Comment Re:Question from a non-Linux user (Score 1) 765
The SystemD crowd are windows devs who hate 8 so much, they finally decided to get into linux. Sadly, they want linux to work like windows, so they foist their shit into it. It does make boot times faster: something sysadmins usually don't give a shit about since you don't reboot servers. Red Hat wants systemD because it will let them abstract linux (the kernel) away to the point where they can control it instead of "the community". In addition, several genuinely nice tools, UUID for disks, are being folded into SystemD so, in order to get those tools, you *must* also use SystemD.
Isn't that supposed to be funny? People on Slashdot actually believe this load of bullshit?
UUID for disks folded into systemd? systemd crowd (developers?) are windows devs? sysadmins don't reboot servers?
If that's the "knowledge" of the new wave of Linux users, I guess old Linux sysadmins won't have to fear for their jobs.
Essentially it's being bundle in with other services.
That's the only truth in this post till now.
Sadly, SystemD is not well tested enough for most people running linux on a server to trust it especially since the guy who wrote it wrote PulseAudio and people are still having issues related to that piece of shit.
Another lie.
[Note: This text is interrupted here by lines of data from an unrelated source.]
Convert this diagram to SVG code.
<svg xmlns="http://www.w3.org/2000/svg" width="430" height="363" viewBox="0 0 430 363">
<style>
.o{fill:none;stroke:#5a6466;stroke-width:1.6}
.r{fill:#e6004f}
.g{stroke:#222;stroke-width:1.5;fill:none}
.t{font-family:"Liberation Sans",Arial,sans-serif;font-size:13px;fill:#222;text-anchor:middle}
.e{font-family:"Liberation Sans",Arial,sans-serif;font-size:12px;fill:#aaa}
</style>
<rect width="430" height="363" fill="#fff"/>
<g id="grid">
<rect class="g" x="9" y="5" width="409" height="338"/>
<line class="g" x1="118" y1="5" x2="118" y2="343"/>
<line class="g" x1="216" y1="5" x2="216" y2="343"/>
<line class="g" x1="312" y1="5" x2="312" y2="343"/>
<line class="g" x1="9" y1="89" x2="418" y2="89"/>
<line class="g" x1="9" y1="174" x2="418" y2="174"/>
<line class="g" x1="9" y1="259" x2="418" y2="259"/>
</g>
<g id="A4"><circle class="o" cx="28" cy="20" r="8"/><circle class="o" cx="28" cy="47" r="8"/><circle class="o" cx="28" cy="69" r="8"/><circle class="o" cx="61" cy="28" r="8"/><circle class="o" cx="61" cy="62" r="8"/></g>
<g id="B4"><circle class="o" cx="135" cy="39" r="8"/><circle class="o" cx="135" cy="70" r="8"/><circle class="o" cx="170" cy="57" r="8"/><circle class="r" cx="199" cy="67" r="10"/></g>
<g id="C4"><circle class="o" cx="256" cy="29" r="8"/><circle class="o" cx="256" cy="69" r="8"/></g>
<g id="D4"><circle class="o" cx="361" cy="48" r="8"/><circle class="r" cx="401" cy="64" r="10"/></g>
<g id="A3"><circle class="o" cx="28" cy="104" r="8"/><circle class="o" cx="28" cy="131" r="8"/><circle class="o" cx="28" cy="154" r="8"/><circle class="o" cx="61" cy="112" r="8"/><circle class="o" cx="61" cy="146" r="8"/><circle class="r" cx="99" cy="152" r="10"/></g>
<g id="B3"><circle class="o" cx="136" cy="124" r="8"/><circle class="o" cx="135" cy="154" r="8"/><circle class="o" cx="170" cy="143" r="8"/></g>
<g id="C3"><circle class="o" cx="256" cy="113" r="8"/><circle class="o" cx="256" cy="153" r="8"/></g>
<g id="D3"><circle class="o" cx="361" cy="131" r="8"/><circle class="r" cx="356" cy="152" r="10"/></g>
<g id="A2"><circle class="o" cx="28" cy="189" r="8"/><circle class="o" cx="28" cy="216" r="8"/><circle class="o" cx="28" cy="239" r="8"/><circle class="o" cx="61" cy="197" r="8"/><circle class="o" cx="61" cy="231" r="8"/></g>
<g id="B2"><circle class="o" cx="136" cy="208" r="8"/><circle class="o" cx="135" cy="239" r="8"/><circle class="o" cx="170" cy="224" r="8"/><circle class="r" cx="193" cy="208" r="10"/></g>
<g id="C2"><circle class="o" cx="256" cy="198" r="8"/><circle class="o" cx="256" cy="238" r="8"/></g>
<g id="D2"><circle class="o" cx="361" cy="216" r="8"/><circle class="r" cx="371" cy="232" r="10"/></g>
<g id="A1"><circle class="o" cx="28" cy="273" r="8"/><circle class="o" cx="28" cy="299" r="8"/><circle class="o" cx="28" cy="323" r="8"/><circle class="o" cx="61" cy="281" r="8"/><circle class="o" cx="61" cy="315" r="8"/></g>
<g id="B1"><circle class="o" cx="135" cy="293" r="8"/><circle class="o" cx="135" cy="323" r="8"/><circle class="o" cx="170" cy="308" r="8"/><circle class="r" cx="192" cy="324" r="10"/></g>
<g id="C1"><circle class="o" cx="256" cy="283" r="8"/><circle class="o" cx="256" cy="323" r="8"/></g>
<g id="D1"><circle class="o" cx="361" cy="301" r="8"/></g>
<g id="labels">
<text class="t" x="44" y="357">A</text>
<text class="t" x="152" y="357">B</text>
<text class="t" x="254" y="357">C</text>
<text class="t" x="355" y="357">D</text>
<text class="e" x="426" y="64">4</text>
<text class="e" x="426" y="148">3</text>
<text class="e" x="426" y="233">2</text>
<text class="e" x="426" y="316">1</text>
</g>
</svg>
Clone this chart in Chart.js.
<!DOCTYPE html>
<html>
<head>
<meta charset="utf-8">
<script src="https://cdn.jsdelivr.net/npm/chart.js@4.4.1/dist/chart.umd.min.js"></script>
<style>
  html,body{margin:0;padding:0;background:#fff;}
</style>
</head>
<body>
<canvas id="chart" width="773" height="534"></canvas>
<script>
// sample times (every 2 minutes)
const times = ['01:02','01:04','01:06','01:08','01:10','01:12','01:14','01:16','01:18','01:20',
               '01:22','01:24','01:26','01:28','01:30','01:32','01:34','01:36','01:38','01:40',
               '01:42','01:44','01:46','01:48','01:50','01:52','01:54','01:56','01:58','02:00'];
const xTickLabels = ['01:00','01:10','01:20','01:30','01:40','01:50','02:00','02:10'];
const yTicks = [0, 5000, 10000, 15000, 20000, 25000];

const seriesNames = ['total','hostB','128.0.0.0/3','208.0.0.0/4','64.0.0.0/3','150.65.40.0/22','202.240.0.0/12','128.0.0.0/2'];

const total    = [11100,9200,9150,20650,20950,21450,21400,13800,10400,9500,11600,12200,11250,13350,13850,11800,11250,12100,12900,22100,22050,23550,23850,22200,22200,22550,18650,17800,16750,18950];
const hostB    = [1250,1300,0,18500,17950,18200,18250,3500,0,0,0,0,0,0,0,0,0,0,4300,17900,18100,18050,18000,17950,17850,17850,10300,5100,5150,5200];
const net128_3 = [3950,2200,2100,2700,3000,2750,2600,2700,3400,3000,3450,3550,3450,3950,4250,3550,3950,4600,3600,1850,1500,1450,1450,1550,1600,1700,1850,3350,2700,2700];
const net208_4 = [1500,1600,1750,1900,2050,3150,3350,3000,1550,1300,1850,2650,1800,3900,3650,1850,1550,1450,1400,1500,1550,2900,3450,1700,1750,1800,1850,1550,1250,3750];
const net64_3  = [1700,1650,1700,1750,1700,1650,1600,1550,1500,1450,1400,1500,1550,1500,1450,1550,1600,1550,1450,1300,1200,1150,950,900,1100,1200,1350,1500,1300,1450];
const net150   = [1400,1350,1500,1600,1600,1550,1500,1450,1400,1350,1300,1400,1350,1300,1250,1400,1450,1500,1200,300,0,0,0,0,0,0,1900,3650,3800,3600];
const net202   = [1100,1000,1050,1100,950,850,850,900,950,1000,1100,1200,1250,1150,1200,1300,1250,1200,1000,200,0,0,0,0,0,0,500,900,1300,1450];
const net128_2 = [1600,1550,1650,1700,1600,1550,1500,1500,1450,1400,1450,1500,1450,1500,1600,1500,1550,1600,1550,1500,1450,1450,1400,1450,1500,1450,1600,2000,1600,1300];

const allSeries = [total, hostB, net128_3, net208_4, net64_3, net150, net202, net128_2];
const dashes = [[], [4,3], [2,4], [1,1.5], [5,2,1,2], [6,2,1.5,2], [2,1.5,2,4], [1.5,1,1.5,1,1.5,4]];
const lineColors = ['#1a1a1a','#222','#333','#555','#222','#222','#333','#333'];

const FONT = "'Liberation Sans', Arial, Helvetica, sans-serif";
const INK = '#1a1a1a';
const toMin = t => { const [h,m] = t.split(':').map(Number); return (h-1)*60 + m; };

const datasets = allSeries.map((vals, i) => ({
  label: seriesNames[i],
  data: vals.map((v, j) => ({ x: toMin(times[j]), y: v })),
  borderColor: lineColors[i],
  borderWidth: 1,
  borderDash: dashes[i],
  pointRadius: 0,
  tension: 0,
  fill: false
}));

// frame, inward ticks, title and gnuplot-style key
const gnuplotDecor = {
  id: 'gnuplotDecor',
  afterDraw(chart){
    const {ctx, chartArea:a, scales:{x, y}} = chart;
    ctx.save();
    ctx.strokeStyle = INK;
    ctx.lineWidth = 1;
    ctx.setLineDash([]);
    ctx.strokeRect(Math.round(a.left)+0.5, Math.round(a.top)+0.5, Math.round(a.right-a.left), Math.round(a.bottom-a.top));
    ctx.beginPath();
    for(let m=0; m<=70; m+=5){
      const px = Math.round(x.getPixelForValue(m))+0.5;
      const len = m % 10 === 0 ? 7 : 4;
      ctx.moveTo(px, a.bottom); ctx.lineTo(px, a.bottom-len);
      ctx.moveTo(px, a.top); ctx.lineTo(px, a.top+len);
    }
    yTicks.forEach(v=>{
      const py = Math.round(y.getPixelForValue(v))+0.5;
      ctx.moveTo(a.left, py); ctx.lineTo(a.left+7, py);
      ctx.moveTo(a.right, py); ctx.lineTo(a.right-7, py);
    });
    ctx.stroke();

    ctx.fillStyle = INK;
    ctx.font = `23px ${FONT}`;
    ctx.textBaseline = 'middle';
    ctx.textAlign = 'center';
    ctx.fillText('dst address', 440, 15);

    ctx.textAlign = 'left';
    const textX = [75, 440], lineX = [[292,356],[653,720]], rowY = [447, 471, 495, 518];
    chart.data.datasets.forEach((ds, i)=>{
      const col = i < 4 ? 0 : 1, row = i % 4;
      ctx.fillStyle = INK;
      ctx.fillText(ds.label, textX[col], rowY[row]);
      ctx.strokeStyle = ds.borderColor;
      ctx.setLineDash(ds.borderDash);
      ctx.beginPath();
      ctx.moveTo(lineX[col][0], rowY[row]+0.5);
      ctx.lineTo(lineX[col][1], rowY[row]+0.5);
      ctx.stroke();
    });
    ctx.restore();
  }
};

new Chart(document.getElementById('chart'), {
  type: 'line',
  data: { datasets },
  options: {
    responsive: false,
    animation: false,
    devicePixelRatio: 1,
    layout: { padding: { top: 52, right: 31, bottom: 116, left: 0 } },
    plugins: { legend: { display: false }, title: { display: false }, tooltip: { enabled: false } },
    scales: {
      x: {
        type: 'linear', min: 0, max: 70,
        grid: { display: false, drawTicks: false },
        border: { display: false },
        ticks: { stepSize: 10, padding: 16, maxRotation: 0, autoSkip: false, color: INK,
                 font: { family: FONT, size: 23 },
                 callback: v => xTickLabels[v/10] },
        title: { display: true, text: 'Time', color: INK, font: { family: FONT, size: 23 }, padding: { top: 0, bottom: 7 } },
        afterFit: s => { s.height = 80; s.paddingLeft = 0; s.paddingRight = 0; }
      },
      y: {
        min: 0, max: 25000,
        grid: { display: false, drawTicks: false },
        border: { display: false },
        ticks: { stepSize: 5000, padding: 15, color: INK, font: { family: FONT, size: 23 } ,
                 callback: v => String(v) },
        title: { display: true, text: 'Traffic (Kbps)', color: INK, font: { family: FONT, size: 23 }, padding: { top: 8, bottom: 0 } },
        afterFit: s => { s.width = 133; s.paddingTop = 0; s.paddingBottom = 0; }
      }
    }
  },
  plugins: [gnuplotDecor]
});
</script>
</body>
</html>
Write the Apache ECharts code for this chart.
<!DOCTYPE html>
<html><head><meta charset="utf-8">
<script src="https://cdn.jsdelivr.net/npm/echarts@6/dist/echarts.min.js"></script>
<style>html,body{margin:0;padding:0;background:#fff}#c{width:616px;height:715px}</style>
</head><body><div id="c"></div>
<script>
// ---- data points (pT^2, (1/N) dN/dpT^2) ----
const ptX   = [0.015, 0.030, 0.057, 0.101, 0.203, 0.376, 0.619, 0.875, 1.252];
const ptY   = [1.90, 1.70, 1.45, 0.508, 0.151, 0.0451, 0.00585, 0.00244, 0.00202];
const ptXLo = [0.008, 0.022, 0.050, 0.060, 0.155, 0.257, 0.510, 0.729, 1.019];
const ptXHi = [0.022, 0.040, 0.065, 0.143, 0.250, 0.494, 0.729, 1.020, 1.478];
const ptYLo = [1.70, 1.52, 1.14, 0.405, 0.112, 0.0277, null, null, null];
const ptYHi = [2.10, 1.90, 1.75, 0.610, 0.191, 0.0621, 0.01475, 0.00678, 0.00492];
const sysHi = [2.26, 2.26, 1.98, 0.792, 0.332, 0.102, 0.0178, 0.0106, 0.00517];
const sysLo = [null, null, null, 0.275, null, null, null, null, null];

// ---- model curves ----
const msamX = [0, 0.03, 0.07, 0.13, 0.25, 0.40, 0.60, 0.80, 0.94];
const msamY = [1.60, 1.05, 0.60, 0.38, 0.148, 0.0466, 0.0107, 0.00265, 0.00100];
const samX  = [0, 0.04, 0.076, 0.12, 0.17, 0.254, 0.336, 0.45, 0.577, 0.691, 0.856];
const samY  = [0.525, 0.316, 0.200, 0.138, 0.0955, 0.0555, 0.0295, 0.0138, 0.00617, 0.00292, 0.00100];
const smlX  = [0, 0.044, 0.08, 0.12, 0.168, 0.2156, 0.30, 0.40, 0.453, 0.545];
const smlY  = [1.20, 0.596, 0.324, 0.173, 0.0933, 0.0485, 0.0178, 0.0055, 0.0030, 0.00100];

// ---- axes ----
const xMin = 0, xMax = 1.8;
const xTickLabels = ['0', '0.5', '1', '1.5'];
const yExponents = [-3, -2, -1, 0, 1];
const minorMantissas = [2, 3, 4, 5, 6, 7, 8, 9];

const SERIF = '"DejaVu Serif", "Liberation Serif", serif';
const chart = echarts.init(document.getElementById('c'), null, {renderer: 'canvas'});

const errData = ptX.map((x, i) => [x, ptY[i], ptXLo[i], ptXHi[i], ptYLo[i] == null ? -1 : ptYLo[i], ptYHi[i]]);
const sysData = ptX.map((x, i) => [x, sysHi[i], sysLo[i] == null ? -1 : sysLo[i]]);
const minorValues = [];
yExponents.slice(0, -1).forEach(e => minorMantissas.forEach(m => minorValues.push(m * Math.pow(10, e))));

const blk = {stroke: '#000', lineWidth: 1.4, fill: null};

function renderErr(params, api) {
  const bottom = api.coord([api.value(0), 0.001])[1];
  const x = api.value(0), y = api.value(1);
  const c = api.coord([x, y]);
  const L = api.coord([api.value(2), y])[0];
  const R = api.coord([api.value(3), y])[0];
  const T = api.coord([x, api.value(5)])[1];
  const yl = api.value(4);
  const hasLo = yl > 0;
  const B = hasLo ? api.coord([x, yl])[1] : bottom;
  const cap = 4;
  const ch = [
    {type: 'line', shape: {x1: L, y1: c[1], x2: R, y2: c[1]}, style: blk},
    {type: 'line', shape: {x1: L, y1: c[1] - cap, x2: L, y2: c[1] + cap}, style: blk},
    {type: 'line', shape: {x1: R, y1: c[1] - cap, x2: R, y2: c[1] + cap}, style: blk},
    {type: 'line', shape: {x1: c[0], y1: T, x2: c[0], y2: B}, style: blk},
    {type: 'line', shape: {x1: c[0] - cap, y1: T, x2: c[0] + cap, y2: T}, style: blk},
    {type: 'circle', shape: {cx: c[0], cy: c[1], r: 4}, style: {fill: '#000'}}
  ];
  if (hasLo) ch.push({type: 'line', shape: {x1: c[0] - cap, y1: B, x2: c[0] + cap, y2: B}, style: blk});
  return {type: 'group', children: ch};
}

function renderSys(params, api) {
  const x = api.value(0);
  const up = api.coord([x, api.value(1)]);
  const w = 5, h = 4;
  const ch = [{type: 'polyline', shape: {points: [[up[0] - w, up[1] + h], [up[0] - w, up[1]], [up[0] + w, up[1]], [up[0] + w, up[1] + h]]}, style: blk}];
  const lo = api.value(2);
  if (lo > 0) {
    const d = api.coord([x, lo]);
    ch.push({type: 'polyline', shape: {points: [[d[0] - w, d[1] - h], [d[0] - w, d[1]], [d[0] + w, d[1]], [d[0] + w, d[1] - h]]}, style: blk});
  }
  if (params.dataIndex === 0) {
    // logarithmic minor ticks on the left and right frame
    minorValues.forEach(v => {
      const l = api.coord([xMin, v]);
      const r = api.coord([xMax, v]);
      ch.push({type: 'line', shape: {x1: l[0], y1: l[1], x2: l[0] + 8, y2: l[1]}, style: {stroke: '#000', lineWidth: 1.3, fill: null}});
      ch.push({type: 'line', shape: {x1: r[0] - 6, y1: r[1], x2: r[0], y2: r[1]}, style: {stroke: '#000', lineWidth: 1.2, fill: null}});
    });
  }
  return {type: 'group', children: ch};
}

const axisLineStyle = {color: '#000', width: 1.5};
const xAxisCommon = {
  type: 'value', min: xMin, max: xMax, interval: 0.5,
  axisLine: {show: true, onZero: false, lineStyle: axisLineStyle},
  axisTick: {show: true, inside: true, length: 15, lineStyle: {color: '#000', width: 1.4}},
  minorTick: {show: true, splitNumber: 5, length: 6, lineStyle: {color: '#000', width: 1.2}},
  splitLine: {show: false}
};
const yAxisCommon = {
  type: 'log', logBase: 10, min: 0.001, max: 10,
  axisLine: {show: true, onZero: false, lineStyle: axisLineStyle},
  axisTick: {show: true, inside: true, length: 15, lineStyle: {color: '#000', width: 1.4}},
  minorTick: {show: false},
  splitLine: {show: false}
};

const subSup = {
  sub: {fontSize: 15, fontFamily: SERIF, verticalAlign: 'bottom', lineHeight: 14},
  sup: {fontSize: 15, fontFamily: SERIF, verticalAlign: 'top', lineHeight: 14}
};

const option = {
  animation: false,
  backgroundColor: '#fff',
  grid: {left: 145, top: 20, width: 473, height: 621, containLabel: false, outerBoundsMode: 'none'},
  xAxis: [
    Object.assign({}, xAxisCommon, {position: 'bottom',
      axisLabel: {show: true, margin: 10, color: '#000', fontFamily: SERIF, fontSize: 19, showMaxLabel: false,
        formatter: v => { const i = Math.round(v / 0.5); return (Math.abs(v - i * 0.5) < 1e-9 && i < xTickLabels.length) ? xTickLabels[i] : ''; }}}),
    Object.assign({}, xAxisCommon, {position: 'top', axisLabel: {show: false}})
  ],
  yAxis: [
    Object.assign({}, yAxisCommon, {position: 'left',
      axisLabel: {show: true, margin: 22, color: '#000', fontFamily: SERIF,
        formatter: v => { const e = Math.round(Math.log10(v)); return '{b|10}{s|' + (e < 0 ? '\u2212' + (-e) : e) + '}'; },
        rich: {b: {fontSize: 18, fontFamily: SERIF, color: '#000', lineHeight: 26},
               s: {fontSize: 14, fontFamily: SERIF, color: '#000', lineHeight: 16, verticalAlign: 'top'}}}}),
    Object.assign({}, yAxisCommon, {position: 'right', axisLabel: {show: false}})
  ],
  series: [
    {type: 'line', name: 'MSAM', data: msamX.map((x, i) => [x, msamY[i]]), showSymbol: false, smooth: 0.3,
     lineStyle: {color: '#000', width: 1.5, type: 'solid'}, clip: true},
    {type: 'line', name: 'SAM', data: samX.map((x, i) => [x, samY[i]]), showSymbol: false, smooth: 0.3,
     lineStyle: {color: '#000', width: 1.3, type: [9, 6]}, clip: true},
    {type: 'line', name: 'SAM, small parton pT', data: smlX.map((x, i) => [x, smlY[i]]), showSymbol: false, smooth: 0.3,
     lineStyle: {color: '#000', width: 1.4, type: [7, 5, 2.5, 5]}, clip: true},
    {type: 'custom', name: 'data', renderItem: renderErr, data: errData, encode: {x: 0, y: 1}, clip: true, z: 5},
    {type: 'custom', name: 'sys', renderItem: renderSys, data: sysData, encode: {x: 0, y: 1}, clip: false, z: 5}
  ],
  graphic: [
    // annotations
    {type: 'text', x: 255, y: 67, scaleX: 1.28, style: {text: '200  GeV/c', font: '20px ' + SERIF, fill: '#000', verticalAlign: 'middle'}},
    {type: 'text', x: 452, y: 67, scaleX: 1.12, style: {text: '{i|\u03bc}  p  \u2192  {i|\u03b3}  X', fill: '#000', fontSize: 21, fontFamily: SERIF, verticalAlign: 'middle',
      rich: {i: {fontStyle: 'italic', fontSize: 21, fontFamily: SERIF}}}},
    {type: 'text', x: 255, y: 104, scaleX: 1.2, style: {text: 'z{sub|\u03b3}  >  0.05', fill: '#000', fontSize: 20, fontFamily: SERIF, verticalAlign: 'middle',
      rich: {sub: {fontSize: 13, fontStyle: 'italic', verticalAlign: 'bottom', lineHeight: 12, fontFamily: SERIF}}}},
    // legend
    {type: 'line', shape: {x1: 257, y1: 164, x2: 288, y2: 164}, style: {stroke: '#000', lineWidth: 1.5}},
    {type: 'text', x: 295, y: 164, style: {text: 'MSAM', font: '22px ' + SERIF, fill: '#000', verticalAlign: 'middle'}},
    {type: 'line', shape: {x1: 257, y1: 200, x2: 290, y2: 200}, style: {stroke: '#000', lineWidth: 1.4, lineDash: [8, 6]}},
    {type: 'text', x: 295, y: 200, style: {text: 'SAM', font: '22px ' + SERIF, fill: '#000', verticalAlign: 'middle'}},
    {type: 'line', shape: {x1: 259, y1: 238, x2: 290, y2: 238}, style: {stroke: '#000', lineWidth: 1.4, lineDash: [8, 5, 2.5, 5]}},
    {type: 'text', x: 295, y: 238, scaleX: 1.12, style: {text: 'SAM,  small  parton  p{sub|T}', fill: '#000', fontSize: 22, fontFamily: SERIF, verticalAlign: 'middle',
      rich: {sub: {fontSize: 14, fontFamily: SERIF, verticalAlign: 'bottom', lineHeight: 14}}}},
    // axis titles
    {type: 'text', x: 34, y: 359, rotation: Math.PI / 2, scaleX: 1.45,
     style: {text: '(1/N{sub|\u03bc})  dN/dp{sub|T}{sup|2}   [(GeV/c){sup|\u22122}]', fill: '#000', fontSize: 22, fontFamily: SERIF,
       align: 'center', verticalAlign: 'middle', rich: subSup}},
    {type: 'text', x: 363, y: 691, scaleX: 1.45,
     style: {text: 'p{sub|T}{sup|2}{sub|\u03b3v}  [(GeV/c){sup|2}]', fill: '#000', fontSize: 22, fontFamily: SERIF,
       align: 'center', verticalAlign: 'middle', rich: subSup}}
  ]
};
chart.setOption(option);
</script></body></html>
The main problem of systemd is that there's so much to do given the state of Linux init systems, that it's still a fast moving target, too fast for distros. It will stabilise when most of the features are implemented.
Pros:
* Boots fast
Cons:
* When it breaks, you're fucked
* Obsoletes 20-30 years of accepted best practices and knowledge of how to use linux tools
* No real new features
* Is network connected and running as superuser
* Is unaudited
* Is virtually untested
* Was written by a raging moron
* Is completely unneeded by a large section of people who have run linux for a long time
Essentially, it's the Windows 8 of the *nix world
This shows a lot of ignorance on even how a Unix like system works. Init is launched by the kernel, so of course it runs as super user, and no, it's not network connected, not PID 1 at least. The rest is drivel or nonsense, like it obsoletes 20-30 years of best practices and knowledge, this makes no sense, I can operate my servers with best practices that I couldn't use with sysvinit, and I still use the linux (you mean GNU?) tools the same with systemd.
Executables configuration scripts (init scripts) are not at all best practice, even less when they use configuration files of their own, scattered in several different files, and whose behaviour can be modified by the environment, making for a huge attack surface that can go undetected. That's what you call best practices? And calling people names doesn't make your argument any better.